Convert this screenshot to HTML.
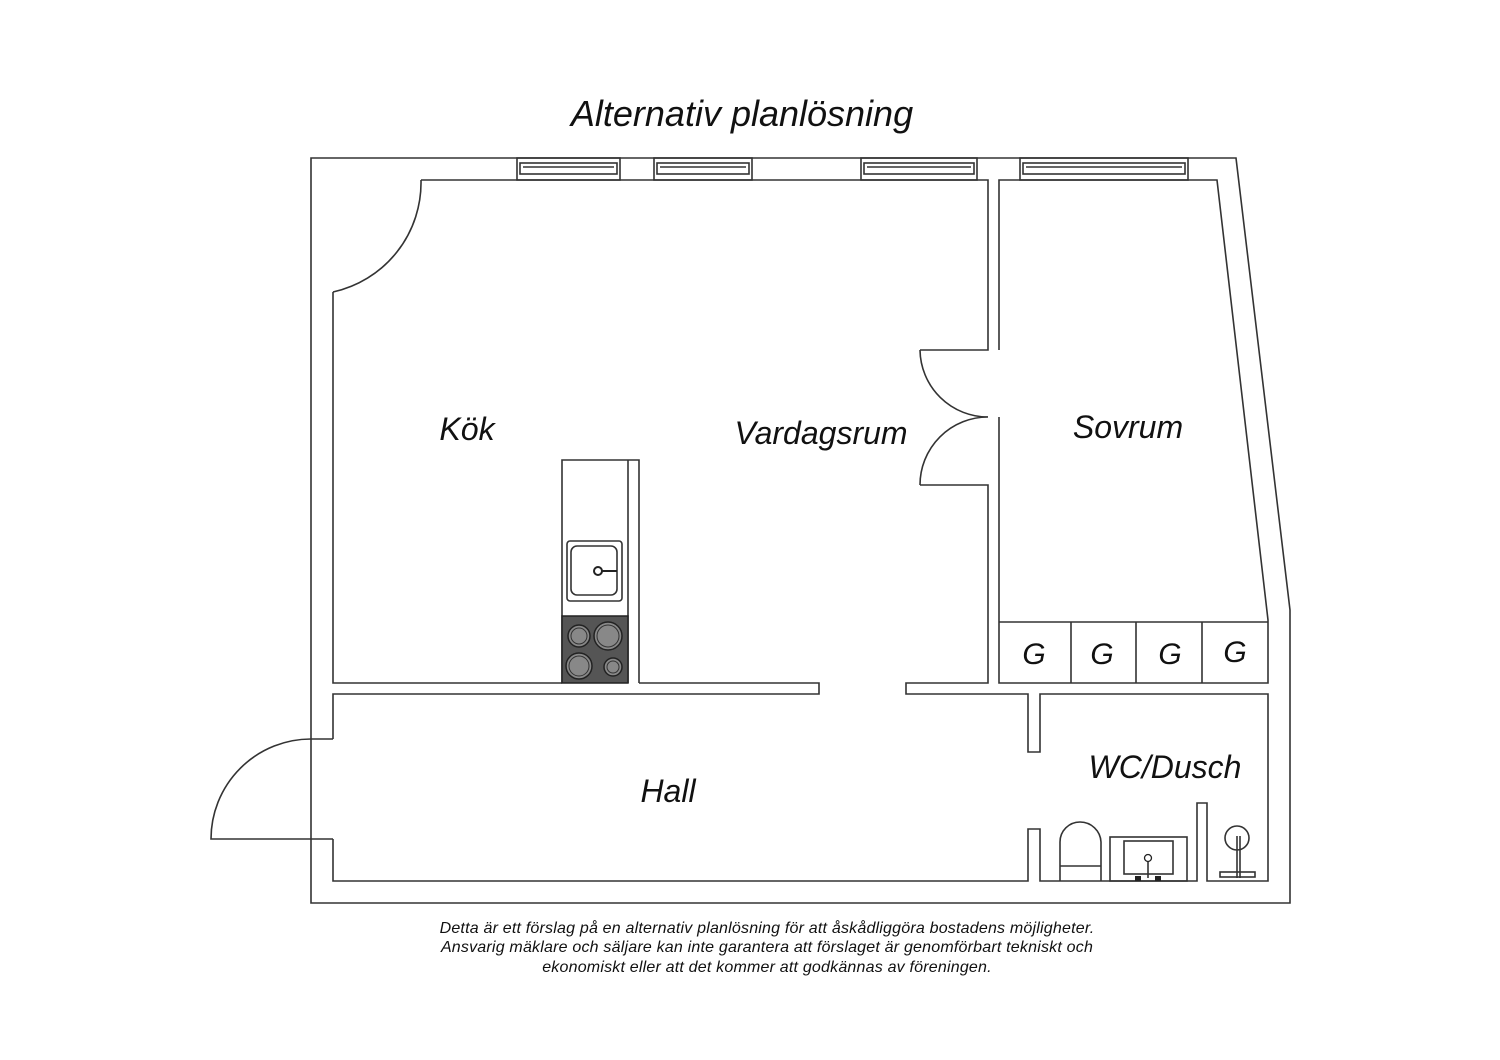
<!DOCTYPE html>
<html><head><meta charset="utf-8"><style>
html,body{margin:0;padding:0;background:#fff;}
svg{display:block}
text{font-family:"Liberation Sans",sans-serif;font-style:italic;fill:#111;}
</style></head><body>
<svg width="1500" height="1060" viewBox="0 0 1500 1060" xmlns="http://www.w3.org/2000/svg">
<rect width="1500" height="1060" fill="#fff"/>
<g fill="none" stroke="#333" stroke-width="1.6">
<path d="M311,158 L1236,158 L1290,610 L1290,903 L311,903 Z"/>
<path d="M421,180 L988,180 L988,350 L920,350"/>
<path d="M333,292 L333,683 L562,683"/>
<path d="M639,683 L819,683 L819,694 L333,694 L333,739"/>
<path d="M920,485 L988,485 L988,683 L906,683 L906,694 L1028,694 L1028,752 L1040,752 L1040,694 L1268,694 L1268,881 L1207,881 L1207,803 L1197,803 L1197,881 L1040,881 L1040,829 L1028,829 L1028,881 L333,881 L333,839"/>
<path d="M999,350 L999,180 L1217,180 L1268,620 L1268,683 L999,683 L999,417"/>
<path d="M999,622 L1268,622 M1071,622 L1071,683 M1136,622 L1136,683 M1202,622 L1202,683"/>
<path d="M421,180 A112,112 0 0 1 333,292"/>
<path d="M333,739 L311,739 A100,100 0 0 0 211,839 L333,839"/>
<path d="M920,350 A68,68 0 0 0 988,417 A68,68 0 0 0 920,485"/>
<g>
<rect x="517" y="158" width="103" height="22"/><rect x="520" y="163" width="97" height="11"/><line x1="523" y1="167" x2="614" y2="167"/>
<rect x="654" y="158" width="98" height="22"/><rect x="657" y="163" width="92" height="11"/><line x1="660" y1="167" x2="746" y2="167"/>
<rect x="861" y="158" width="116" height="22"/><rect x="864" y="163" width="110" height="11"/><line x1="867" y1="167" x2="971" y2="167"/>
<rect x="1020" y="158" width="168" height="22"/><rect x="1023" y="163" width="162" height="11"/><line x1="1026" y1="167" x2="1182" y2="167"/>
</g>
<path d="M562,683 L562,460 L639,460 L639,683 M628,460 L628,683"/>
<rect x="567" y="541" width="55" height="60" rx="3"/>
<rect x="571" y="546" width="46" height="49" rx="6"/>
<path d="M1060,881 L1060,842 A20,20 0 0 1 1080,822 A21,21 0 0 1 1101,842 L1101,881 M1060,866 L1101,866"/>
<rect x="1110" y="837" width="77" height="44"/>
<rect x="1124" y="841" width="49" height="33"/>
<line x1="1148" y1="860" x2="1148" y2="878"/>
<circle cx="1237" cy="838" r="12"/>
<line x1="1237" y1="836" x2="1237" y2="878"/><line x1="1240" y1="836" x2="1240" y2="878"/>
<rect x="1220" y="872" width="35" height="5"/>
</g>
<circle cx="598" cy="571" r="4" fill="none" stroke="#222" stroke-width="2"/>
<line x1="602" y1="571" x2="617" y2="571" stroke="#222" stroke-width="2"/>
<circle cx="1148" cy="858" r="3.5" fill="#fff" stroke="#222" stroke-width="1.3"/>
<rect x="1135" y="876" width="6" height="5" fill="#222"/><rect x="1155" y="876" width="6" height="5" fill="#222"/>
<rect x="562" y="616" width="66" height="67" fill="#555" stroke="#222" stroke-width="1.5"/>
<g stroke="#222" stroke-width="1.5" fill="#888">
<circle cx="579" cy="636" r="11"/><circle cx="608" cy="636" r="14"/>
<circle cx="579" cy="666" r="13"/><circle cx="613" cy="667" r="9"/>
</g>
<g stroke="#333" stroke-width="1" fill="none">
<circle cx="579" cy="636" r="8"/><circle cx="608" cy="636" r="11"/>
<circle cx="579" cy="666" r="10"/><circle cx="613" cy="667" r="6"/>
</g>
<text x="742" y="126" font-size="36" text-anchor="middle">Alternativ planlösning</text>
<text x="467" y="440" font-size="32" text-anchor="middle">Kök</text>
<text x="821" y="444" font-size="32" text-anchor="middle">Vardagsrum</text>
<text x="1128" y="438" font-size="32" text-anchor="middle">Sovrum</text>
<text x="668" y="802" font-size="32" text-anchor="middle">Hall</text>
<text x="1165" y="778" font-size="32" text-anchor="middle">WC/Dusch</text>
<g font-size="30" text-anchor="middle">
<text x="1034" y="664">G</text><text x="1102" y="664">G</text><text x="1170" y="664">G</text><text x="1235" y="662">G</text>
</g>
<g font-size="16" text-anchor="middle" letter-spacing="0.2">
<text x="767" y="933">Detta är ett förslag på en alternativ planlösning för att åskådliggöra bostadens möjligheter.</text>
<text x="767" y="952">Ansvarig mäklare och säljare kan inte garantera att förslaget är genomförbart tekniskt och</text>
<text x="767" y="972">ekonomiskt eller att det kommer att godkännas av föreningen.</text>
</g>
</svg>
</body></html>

§ §

# WRITTEN TASK:
Restate the whole of the material word for word without the pictures.

# RESPONSE TO THIS TASK:
Convert this screenshot to HTML.
<!DOCTYPE html>
<html><head><meta charset="utf-8"><style>
html,body{margin:0;padding:0;background:#fff;}
svg{display:block}
text{font-family:"Liberation Sans",sans-serif;font-style:italic;fill:#111;}
</style></head><body>
<svg width="1500" height="1060" viewBox="0 0 1500 1060" xmlns="http://www.w3.org/2000/svg">
<rect width="1500" height="1060" fill="#fff"/>
<g fill="none" stroke="#333" stroke-width="1.6">
<path d="M311,158 L1236,158 L1290,610 L1290,903 L311,903 Z"/>
<path d="M421,180 L988,180 L988,350 L920,350"/>
<path d="M333,292 L333,683 L562,683"/>
<path d="M639,683 L819,683 L819,694 L333,694 L333,739"/>
<path d="M920,485 L988,485 L988,683 L906,683 L906,694 L1028,694 L1028,752 L1040,752 L1040,694 L1268,694 L1268,881 L1207,881 L1207,803 L1197,803 L1197,881 L1040,881 L1040,829 L1028,829 L1028,881 L333,881 L333,839"/>
<path d="M999,350 L999,180 L1217,180 L1268,620 L1268,683 L999,683 L999,417"/>
<path d="M999,622 L1268,622 M1071,622 L1071,683 M1136,622 L1136,683 M1202,622 L1202,683"/>
<path d="M421,180 A112,112 0 0 1 333,292"/>
<path d="M333,739 L311,739 A100,100 0 0 0 211,839 L333,839"/>
<path d="M920,350 A68,68 0 0 0 988,417 A68,68 0 0 0 920,485"/>
<g>
<rect x="517" y="158" width="103" height="22"/><rect x="520" y="163" width="97" height="11"/><line x1="523" y1="167" x2="614" y2="167"/>
<rect x="654" y="158" width="98" height="22"/><rect x="657" y="163" width="92" height="11"/><line x1="660" y1="167" x2="746" y2="167"/>
<rect x="861" y="158" width="116" height="22"/><rect x="864" y="163" width="110" height="11"/><line x1="867" y1="167" x2="971" y2="167"/>
<rect x="1020" y="158" width="168" height="22"/><rect x="1023" y="163" width="162" height="11"/><line x1="1026" y1="167" x2="1182" y2="167"/>
</g>
<path d="M562,683 L562,460 L639,460 L639,683 M628,460 L628,683"/>
<rect x="567" y="541" width="55" height="60" rx="3"/>
<rect x="571" y="546" width="46" height="49" rx="6"/>
<path d="M1060,881 L1060,842 A20,20 0 0 1 1080,822 A21,21 0 0 1 1101,842 L1101,881 M1060,866 L1101,866"/>
<rect x="1110" y="837" width="77" height="44"/>
<rect x="1124" y="841" width="49" height="33"/>
<line x1="1148" y1="860" x2="1148" y2="878"/>
<circle cx="1237" cy="838" r="12"/>
<line x1="1237" y1="836" x2="1237" y2="878"/><line x1="1240" y1="836" x2="1240" y2="878"/>
<rect x="1220" y="872" width="35" height="5"/>
</g>
<circle cx="598" cy="571" r="4" fill="none" stroke="#222" stroke-width="2"/>
<line x1="602" y1="571" x2="617" y2="571" stroke="#222" stroke-width="2"/>
<circle cx="1148" cy="858" r="3.5" fill="#fff" stroke="#222" stroke-width="1.3"/>
<rect x="1135" y="876" width="6" height="5" fill="#222"/><rect x="1155" y="876" width="6" height="5" fill="#222"/>
<rect x="562" y="616" width="66" height="67" fill="#555" stroke="#222" stroke-width="1.5"/>
<g stroke="#222" stroke-width="1.5" fill="#888">
<circle cx="579" cy="636" r="11"/><circle cx="608" cy="636" r="14"/>
<circle cx="579" cy="666" r="13"/><circle cx="613" cy="667" r="9"/>
</g>
<g stroke="#333" stroke-width="1" fill="none">
<circle cx="579" cy="636" r="8"/><circle cx="608" cy="636" r="11"/>
<circle cx="579" cy="666" r="10"/><circle cx="613" cy="667" r="6"/>
</g>
<text x="742" y="126" font-size="36" text-anchor="middle">Alternativ planlösning</text>
<text x="467" y="440" font-size="32" text-anchor="middle">Kök</text>
<text x="821" y="444" font-size="32" text-anchor="middle">Vardagsrum</text>
<text x="1128" y="438" font-size="32" text-anchor="middle">Sovrum</text>
<text x="668" y="802" font-size="32" text-anchor="middle">Hall</text>
<text x="1165" y="778" font-size="32" text-anchor="middle">WC/Dusch</text>
<g font-size="30" text-anchor="middle">
<text x="1034" y="664">G</text><text x="1102" y="664">G</text><text x="1170" y="664">G</text><text x="1235" y="662">G</text>
</g>
<g font-size="16" text-anchor="middle" letter-spacing="0.2">
<text x="767" y="933">Detta är ett förslag på en alternativ planlösning för att åskådliggöra bostadens möjligheter.</text>
<text x="767" y="952">Ansvarig mäklare och säljare kan inte garantera att förslaget är genomförbart tekniskt och</text>
<text x="767" y="972">ekonomiskt eller att det kommer att godkännas av föreningen.</text>
</g>
</svg>
</body></html>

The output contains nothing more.